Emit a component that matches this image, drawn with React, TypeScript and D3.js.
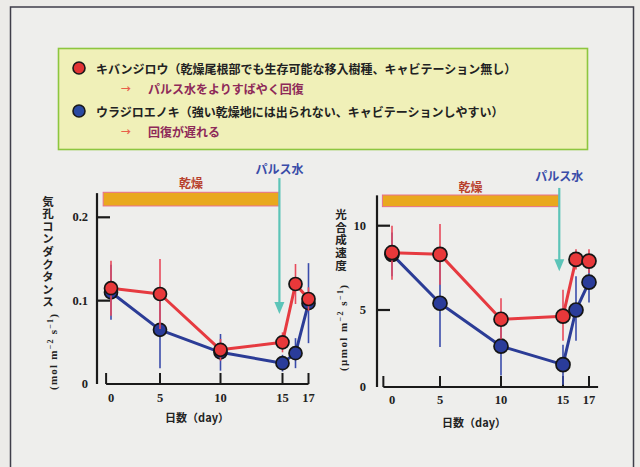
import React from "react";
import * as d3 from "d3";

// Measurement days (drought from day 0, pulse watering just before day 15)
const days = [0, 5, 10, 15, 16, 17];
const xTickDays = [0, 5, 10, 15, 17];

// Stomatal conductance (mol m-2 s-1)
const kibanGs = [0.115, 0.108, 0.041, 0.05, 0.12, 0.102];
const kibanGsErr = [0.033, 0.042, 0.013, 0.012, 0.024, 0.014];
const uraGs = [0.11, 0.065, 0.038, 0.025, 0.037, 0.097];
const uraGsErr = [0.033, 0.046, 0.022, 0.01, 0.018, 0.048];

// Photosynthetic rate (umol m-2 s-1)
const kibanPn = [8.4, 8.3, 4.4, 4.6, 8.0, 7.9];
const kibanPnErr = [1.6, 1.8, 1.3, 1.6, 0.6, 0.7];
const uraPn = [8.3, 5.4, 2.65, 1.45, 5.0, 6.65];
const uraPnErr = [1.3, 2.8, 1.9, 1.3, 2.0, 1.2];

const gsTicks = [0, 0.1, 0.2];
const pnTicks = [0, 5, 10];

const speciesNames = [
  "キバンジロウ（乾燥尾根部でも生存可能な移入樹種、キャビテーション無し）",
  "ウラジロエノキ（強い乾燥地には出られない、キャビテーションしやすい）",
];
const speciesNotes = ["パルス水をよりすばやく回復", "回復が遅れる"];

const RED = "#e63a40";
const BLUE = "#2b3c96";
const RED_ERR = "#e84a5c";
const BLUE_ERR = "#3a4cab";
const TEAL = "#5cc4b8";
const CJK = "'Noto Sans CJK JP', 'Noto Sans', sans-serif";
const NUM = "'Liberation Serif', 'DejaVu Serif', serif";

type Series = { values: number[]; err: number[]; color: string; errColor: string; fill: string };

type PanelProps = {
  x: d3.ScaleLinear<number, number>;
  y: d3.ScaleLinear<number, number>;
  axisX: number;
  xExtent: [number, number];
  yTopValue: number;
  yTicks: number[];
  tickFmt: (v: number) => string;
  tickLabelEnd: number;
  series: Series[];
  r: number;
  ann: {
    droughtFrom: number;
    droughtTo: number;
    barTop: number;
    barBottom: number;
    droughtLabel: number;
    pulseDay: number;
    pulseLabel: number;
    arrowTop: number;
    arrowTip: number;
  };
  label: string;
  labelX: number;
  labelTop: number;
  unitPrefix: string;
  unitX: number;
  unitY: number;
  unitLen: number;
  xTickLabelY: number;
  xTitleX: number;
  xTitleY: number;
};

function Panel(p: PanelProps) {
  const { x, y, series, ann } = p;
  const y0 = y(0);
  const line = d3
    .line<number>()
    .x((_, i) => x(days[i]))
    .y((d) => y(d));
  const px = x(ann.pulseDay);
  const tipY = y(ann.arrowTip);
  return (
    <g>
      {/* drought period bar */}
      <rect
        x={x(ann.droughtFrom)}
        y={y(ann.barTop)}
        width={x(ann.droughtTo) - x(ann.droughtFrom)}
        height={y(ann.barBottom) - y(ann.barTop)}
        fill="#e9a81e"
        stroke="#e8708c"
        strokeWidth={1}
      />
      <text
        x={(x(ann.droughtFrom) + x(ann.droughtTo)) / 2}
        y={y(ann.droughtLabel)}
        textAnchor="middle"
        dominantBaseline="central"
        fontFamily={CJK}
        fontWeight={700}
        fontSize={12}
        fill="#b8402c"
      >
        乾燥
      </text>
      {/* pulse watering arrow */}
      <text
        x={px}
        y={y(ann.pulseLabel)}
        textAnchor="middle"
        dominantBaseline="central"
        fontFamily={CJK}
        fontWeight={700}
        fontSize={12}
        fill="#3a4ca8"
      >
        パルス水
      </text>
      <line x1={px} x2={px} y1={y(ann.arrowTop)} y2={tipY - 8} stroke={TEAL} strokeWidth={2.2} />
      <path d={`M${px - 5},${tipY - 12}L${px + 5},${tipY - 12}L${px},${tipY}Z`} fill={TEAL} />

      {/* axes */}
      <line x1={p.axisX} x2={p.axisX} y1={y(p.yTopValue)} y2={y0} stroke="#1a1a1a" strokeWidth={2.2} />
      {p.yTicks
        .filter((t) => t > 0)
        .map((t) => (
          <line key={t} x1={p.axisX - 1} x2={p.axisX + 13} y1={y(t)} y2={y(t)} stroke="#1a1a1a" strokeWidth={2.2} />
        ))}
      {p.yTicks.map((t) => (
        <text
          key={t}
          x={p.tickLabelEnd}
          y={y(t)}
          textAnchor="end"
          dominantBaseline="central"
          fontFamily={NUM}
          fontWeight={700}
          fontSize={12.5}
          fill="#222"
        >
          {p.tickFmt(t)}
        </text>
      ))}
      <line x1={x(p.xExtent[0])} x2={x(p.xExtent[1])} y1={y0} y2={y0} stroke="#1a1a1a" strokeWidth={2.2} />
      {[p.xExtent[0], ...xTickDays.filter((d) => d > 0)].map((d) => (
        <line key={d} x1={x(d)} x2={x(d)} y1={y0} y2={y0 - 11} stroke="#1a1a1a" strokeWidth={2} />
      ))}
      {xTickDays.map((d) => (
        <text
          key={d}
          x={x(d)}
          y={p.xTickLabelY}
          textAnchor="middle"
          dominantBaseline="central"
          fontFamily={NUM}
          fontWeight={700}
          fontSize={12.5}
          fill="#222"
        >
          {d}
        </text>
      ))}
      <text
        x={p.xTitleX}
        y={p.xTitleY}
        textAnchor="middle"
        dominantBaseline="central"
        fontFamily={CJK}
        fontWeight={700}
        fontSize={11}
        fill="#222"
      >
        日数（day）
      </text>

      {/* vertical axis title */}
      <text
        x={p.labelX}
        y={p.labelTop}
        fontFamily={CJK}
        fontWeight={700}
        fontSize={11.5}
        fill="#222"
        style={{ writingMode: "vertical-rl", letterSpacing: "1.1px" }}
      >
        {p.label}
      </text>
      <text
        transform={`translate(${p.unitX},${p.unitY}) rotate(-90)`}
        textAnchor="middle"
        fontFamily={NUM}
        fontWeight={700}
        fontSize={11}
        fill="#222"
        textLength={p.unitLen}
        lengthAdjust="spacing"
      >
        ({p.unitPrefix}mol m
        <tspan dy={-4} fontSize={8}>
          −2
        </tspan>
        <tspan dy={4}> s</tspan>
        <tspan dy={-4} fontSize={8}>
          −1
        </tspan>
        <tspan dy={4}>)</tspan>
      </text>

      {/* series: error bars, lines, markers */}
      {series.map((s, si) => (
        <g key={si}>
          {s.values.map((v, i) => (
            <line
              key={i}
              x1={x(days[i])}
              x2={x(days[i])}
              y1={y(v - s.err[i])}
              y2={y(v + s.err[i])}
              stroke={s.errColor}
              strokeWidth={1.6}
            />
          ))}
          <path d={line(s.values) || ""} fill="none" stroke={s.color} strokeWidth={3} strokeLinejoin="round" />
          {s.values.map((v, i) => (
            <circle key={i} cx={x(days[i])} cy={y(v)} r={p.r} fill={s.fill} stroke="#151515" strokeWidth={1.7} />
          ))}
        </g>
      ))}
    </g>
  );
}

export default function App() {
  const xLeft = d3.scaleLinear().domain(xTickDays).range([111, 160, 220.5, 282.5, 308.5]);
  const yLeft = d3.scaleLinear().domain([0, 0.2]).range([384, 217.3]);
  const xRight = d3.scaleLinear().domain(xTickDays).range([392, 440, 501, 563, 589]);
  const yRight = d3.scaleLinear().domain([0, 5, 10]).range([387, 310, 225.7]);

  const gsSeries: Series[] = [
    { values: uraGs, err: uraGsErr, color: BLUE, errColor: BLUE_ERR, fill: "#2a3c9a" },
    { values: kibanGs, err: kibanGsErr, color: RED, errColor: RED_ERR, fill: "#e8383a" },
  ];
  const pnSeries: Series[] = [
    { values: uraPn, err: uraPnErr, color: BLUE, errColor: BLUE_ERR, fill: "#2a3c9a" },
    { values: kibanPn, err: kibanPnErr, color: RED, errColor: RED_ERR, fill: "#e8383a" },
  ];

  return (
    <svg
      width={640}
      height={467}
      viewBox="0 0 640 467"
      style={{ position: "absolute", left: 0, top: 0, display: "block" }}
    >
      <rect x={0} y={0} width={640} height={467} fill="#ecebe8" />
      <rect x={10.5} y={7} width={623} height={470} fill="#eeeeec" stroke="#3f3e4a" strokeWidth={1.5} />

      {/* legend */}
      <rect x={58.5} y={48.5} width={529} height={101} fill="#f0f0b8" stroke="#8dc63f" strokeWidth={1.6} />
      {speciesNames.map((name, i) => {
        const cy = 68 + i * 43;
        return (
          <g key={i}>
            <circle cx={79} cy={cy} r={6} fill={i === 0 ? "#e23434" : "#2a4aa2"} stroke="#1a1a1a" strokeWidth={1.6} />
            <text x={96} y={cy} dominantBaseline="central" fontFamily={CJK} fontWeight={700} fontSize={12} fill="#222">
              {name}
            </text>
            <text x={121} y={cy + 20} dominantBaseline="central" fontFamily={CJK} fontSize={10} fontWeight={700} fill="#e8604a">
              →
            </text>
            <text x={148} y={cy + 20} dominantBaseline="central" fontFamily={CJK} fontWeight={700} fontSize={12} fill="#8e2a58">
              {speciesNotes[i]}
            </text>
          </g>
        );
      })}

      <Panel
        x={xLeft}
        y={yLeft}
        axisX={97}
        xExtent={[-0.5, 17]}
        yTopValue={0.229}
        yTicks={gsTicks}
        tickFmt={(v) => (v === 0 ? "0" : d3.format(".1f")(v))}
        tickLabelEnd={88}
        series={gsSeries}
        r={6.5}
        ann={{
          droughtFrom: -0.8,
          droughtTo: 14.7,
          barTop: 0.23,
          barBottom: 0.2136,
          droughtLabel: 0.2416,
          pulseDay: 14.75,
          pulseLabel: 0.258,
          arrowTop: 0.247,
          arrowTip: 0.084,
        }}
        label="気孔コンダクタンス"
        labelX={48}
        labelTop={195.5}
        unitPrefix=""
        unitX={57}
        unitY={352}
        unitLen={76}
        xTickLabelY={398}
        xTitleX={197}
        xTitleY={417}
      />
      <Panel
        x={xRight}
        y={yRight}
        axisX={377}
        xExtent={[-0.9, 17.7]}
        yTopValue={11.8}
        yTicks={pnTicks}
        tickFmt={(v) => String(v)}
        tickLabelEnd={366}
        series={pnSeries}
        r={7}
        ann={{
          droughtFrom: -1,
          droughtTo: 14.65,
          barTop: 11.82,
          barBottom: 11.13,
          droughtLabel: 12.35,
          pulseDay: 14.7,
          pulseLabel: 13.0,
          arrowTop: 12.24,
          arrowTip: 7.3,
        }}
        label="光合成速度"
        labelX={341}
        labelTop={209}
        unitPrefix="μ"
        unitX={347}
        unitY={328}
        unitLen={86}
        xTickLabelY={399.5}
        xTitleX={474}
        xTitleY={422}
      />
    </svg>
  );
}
········
**Short exercise**.
Copy nothing but the lines from the top of the material through the line holding "const pnTicks = [0, 5, 10];", exactly as written; omit pictures.

**Finished answer**.
Emit a component that matches this image, drawn with React, TypeScript and D3.js.
import React from "react";
import * as d3 from "d3";

// Measurement days (drought from day 0, pulse watering just before day 15)
const days = [0, 5, 10, 15, 16, 17];
const xTickDays = [0, 5, 10, 15, 17];

// Stomatal conductance (mol m-2 s-1)
const kibanGs = [0.115, 0.108, 0.041, 0.05, 0.12, 0.102];
const kibanGsErr = [0.033, 0.042, 0.013, 0.012, 0.024, 0.014];
const uraGs = [0.11, 0.065, 0.038, 0.025, 0.037, 0.097];
const uraGsErr = [0.033, 0.046, 0.022, 0.01, 0.018, 0.048];

// Photosynthetic rate (umol m-2 s-1)
const kibanPn = [8.4, 8.3, 4.4, 4.6, 8.0, 7.9];
const kibanPnErr = [1.6, 1.8, 1.3, 1.6, 0.6, 0.7];
const uraPn = [8.3, 5.4, 2.65, 1.45, 5.0, 6.65];
const uraPnErr = [1.3, 2.8, 1.9, 1.3, 2.0, 1.2];

const gsTicks = [0, 0.1, 0.2];
const pnTicks = [0, 5, 10];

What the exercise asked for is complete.